Musings of a science teacher & skeptic in an age of woo.

Archive for April 12th, 2012

Gas Prices and Politics: Fact vs. Fiction

Posted by mattusmaximus on April 12, 2012

I don’t usually post on economic issues, but I wanted to say a few things regarding the recent brouhaha regarding higher-than-usual gasoline prices in the United States.  The issue has become heavy political fodder due to this being a presidential election year, and there have been a number of dubious claims made on the matter.  So, to help sort fact from fiction on this issue, I would like to reference the following well-written article from Paul Brandus at The Week.

While there are a number of excellent points made throughout the article, I wanted to focus on the big #1 myth: the notion that the president of the United States has some kind of magical ability to control the price of gasoline…

Why you’re wrong about gas prices and politics

I recently wrote about the many myths and misunderstandings Americans have about gas prices, oil companies, and the presidency. A few folks got upset because the facts and figures I mentioned weren’t what they wanted to hear. But as John Adams said: “Facts are stubborn things.” With that in mind, here are a few more myths and misunderstandings — about gasoline, renewable energy, politicians — and the facts:

Myth #1: Presidents have major power over gas prices
Gasoline prices have more than doubled on Obama’s watch, from $1.89 on Inauguration Day in 2009 to last week’s $3.93 (AAA data). That’s an increase of 107 percent. But guess what? Gas prices skyrocketed 387 percent between 2002 and 2008, when the average price of regular went from $1.06 to $4.11, before dropping again before Obama took office.

Chart from Doug Short

When gas prices exploded from 2002 to 2008, Democrats — including then-Sen. Obama — were wrong to blame George W. Bush, just as Republicans are wrong to blame Obama for the 107 percent jump since 2009. So who can we blame?
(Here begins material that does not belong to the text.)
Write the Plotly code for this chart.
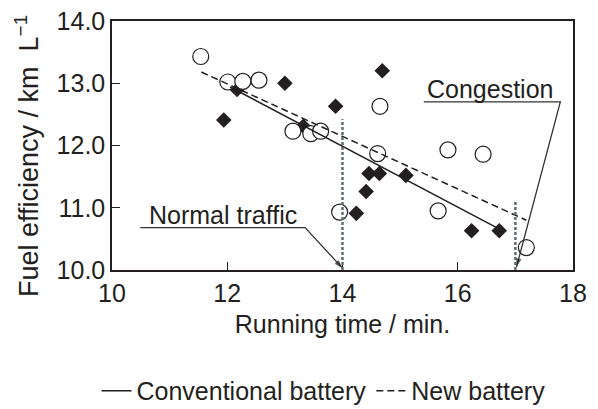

The “blame,” if that’s the word, lies largely with the ever-changing market cycles of supply and demand — not just in the U.S., but around the world.  I know, I know. It would be so much simpler if you could just blame one person for the rise in global commodity prices. But that’s not how it works. Sorry.

I find this kind of thinking, the willingness to blame those in power for whatever calamity that happens to befall you at any given time, to be fascinating.  I remember when gas prices were high back in 2007 and people were blaming then President Bush; and now some people are blaming President Obama.  It’s almost as if these folks, in their own minds, grant some kind of god-like powers to the president once they are elected; and of course our leaders do not have such powers.  I suppose it is a way of coping with the uncertainty in the world: rather than admit the reality that even our most powerful leaders are often quite powerless (and the implication that we, as individuals, have even less power than we thought) against the random nature of the universe, many people would make up a fiction that “they” (insert spooky music) are behind it all and to blame; so if we can only get “them” out of power, then things will automatically get better.  Such thinking is strikingly similar to that employed by many conspiracy theorists.

If you find yourself in this mode of thinking, I’ve got a news flash for you: reality doesn’t give a damn what you think; it doesn’t give a damn what the president thinks.  And casting blame hither and yon will do nothing to change that.  Sorry to burst your bubble.